Your task =
Identify each line in the records below that contains the word "this", and copy it.

— START Record extracts —

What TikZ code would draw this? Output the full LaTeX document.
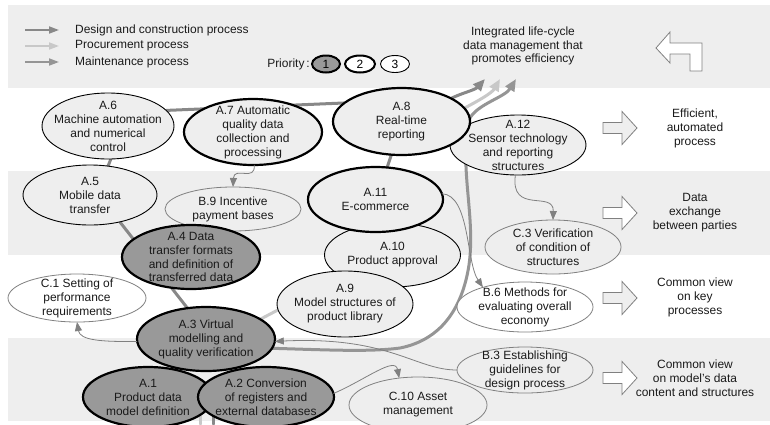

— END Record extracts —
— START Record extracts —

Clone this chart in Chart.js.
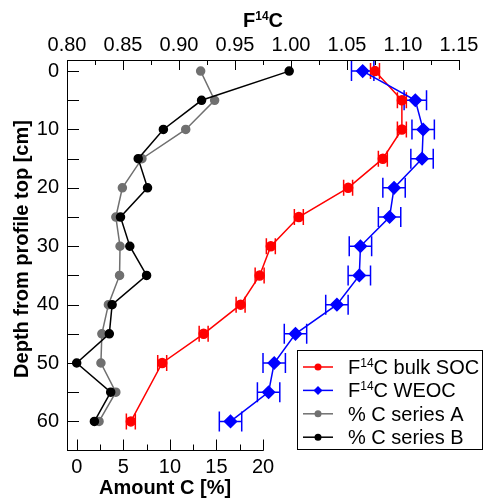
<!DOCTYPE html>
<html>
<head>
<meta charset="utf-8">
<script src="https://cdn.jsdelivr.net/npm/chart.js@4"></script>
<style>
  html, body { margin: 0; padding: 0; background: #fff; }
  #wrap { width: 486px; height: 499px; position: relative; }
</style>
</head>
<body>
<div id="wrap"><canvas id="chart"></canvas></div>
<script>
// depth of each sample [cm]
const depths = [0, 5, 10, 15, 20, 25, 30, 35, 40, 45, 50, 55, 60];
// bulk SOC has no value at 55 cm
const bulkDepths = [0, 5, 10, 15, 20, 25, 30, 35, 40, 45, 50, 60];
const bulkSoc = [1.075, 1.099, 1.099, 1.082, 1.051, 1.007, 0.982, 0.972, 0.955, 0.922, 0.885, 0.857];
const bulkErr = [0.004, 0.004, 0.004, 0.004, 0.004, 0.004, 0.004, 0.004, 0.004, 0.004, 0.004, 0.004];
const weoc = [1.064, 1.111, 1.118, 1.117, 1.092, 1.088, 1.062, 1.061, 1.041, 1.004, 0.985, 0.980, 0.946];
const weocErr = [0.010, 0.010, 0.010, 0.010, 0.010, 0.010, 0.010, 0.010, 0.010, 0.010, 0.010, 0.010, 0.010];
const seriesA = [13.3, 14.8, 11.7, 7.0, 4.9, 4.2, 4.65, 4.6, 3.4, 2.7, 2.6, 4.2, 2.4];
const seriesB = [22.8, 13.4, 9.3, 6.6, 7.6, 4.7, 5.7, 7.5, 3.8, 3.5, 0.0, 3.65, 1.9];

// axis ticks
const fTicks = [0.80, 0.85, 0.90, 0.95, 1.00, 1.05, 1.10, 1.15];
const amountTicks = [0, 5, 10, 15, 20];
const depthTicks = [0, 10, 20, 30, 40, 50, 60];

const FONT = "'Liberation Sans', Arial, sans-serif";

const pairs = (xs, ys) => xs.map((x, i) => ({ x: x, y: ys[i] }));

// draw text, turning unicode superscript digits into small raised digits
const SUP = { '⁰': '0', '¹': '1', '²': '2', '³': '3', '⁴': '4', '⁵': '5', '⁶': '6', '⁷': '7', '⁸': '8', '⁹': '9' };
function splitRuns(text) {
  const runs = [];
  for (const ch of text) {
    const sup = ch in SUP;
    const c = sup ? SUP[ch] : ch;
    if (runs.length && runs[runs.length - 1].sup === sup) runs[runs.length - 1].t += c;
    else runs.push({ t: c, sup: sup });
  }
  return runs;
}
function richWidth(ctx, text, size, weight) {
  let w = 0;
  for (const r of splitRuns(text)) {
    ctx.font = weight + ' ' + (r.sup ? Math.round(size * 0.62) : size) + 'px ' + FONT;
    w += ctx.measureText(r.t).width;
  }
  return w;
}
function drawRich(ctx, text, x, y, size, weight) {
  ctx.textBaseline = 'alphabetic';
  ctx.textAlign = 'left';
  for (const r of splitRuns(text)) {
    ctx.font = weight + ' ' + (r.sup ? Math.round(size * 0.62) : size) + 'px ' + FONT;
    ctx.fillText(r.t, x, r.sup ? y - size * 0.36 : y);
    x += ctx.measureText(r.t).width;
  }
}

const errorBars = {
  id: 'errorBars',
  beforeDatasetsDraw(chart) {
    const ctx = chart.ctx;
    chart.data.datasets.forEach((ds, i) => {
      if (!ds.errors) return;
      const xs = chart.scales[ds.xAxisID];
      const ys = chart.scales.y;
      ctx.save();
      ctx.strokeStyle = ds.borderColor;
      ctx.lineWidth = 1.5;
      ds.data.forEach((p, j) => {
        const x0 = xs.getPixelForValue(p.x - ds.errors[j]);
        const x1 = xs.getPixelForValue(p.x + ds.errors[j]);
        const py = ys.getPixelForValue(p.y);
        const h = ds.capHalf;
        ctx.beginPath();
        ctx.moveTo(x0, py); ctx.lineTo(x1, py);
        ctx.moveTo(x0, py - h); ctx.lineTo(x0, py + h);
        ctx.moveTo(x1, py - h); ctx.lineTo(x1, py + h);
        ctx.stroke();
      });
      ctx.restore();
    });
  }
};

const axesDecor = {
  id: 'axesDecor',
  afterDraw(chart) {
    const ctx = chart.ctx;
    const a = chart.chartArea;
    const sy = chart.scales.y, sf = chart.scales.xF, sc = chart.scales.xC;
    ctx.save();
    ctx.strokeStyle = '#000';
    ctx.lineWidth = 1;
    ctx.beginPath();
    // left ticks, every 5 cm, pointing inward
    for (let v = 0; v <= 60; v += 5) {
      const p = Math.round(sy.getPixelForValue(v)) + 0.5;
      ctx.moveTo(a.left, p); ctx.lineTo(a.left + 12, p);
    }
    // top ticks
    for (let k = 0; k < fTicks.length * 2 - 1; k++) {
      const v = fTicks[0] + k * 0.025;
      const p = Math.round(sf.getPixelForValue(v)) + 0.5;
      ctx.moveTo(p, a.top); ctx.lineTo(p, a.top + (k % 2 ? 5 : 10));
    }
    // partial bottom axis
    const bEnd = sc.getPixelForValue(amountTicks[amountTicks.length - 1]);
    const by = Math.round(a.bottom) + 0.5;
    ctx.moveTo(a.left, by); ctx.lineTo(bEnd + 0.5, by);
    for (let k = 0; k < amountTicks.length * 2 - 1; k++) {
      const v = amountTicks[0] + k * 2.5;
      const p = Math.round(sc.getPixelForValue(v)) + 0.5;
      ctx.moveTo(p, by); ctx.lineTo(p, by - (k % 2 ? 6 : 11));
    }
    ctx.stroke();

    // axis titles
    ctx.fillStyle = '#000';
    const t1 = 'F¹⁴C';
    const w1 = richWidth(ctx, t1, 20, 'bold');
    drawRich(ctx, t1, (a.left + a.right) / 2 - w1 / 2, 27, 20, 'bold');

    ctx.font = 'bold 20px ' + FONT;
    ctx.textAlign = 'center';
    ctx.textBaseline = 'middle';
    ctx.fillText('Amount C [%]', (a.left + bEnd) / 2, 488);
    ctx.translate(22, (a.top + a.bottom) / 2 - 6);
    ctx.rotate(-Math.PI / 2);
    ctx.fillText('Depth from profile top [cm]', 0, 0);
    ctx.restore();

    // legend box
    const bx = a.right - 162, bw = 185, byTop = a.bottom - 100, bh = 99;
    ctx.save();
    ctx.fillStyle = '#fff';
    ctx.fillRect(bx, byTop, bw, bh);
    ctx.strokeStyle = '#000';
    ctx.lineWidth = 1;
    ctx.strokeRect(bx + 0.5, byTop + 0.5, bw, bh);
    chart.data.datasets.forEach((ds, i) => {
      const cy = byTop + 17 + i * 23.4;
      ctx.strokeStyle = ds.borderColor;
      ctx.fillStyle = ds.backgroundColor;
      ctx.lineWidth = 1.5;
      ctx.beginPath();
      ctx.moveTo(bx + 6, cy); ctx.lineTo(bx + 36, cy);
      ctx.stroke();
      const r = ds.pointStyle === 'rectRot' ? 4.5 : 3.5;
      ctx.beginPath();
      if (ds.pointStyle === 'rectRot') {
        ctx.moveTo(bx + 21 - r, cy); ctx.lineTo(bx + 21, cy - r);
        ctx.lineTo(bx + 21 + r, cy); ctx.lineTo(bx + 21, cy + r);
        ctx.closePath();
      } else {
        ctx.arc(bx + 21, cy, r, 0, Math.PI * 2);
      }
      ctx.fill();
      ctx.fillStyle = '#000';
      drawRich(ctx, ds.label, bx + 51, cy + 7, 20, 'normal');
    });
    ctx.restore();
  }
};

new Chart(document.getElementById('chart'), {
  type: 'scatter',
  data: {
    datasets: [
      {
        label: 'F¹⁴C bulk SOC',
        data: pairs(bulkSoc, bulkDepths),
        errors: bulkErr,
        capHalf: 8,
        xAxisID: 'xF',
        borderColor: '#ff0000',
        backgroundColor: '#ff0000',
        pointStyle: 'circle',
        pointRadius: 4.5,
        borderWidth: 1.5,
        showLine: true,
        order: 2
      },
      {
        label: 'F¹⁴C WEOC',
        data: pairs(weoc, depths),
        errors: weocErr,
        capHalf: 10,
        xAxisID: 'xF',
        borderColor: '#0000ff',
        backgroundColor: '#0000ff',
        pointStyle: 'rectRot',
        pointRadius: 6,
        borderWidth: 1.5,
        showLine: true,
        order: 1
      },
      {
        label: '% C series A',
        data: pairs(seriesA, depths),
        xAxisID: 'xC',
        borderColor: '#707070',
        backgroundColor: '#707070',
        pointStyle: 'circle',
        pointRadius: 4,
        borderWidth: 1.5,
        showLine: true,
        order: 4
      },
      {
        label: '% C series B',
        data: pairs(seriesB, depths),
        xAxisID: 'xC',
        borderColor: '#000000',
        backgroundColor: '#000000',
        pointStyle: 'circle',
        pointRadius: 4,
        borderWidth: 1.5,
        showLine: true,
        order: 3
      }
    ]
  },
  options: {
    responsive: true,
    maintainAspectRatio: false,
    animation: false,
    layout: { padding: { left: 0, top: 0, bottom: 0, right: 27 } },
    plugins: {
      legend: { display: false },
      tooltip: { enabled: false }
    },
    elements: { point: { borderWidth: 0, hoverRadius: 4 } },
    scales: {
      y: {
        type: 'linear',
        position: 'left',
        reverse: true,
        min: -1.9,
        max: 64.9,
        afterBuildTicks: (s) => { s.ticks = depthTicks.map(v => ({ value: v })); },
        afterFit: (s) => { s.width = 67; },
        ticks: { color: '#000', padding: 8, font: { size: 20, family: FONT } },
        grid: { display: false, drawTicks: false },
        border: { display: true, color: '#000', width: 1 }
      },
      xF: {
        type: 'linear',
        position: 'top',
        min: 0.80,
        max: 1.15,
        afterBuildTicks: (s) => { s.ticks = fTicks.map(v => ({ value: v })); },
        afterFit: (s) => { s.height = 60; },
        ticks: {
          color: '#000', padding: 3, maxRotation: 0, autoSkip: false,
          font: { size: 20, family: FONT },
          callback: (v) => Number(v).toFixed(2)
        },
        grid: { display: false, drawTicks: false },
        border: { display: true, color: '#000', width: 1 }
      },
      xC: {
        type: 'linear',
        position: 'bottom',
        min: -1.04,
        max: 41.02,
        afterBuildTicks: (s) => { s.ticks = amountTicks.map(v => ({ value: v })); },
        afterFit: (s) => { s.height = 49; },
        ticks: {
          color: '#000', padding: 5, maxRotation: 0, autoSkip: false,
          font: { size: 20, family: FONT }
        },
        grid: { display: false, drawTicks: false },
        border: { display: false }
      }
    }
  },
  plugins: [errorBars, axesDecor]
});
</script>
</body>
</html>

— END Record extracts —

Task answer =
What TikZ code would draw this? Output the full LaTeX document.
Clone this chart in Chart.js.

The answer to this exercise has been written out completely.